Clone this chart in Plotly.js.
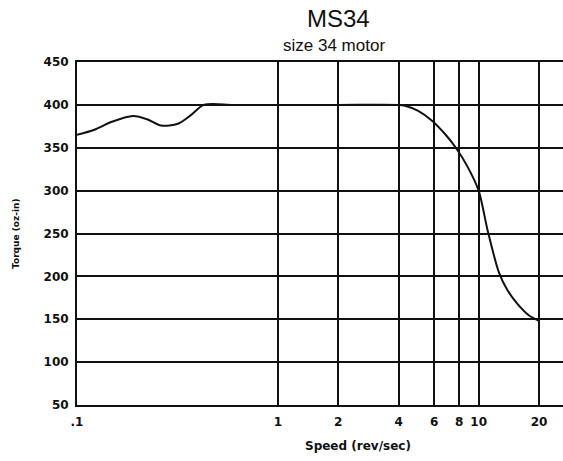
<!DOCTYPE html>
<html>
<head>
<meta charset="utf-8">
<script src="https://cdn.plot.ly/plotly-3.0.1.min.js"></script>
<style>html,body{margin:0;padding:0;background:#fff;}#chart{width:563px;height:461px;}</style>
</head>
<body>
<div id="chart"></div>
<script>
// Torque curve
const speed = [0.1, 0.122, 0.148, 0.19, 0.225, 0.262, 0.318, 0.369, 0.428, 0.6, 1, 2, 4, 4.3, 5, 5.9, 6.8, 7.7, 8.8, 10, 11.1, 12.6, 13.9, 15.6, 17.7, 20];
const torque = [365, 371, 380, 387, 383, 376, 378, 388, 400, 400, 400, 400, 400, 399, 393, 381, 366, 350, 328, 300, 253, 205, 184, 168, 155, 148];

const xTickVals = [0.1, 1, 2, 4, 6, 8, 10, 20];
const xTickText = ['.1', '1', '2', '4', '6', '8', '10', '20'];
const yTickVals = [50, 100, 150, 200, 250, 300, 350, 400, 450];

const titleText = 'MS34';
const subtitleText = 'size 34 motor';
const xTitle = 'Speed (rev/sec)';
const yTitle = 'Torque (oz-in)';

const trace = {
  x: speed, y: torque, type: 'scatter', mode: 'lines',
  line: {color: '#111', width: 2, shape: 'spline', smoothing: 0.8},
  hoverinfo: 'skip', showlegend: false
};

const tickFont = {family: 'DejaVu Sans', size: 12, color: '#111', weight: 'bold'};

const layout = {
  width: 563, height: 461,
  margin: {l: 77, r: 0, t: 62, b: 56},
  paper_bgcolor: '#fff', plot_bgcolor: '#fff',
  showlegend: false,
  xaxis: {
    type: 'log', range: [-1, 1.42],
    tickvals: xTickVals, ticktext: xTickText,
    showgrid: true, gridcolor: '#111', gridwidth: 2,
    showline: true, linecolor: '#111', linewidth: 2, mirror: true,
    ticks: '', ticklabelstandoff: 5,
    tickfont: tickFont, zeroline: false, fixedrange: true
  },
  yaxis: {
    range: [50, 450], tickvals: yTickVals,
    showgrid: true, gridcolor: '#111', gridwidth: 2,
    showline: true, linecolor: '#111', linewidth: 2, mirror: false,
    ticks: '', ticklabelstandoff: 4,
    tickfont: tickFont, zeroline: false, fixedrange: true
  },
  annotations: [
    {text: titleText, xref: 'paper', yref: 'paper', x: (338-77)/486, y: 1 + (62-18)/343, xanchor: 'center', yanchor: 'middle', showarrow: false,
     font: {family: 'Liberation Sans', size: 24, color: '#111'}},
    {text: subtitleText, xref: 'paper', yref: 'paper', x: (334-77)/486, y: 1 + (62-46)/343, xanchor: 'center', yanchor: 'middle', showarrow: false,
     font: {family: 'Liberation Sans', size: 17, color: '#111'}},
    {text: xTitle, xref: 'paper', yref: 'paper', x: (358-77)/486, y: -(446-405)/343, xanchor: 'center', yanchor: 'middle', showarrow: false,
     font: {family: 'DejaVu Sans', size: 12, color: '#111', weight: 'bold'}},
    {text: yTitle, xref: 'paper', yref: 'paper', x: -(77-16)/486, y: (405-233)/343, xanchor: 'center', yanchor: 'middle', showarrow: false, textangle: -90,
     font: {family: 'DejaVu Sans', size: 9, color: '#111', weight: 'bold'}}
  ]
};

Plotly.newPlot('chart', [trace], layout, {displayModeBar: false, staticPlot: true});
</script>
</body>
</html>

= = = = = = =

— To do —
From the material above, copy everything exactly but the pictures.

— Problem solution —
Clone this chart in Plotly.js.
<!DOCTYPE html>
<html>
<head>
<meta charset="utf-8">
<script src="https://cdn.plot.ly/plotly-3.0.1.min.js"></script>
<style>html,body{margin:0;padding:0;background:#fff;}#chart{width:563px;height:461px;}</style>
</head>
<body>
<div id="chart"></div>
<script>
// Torque curve
const speed = [0.1, 0.122, 0.148, 0.19, 0.225, 0.262, 0.318, 0.369, 0.428, 0.6, 1, 2, 4, 4.3, 5, 5.9, 6.8, 7.7, 8.8, 10, 11.1, 12.6, 13.9, 15.6, 17.7, 20];
const torque = [365, 371, 380, 387, 383, 376, 378, 388, 400, 400, 400, 400, 400, 399, 393, 381, 366, 350, 328, 300, 253, 205, 184, 168, 155, 148];

const xTickVals = [0.1, 1, 2, 4, 6, 8, 10, 20];
const xTickText = ['.1', '1', '2', '4', '6', '8', '10', '20'];
const yTickVals = [50, 100, 150, 200, 250, 300, 350, 400, 450];

const titleText = 'MS34';
const subtitleText = 'size 34 motor';
const xTitle = 'Speed (rev/sec)';
const yTitle = 'Torque (oz-in)';

const trace = {
  x: speed, y: torque, type: 'scatter', mode: 'lines',
  line: {color: '#111', width: 2, shape: 'spline', smoothing: 0.8},
  hoverinfo: 'skip', showlegend: false
};

const tickFont = {family: 'DejaVu Sans', size: 12, color: '#111', weight: 'bold'};

const layout = {
  width: 563, height: 461,
  margin: {l: 77, r: 0, t: 62, b: 56},
  paper_bgcolor: '#fff', plot_bgcolor: '#fff',
  showlegend: false,
  xaxis: {
    type: 'log', range: [-1, 1.42],
    tickvals: xTickVals, ticktext: xTickText,
    showgrid: true, gridcolor: '#111', gridwidth: 2,
    showline: true, linecolor: '#111', linewidth: 2, mirror: true,
    ticks: '', ticklabelstandoff: 5,
    tickfont: tickFont, zeroline: false, fixedrange: true
  },
  yaxis: {
    range: [50, 450], tickvals: yTickVals,
    showgrid: true, gridcolor: '#111', gridwidth: 2,
    showline: true, linecolor: '#111', linewidth: 2, mirror: false,
    ticks: '', ticklabelstandoff: 4,
    tickfont: tickFont, zeroline: false, fixedrange: true
  },
  annotations: [
    {text: titleText, xref: 'paper', yref: 'paper', x: (338-77)/486, y: 1 + (62-18)/343, xanchor: 'center', yanchor: 'middle', showarrow: false,
     font: {family: 'Liberation Sans', size: 24, color: '#111'}},
    {text: subtitleText, xref: 'paper', yref: 'paper', x: (334-77)/486, y: 1 + (62-46)/343, xanchor: 'center', yanchor: 'middle', showarrow: false,
     font: {family: 'Liberation Sans', size: 17, color: '#111'}},
    {text: xTitle, xref: 'paper', yref: 'paper', x: (358-77)/486, y: -(446-405)/343, xanchor: 'center', yanchor: 'middle', showarrow: false,
     font: {family: 'DejaVu Sans', size: 12, color: '#111', weight: 'bold'}},
    {text: yTitle, xref: 'paper', yref: 'paper', x: -(77-16)/486, y: (405-233)/343, xanchor: 'center', yanchor: 'middle', showarrow: false, textangle: -90,
     font: {family: 'DejaVu Sans', size: 9, color: '#111', weight: 'bold'}}
  ]
};

Plotly.newPlot('chart', [trace], layout, {displayModeBar: false, staticPlot: true});
</script>
</body>
</html>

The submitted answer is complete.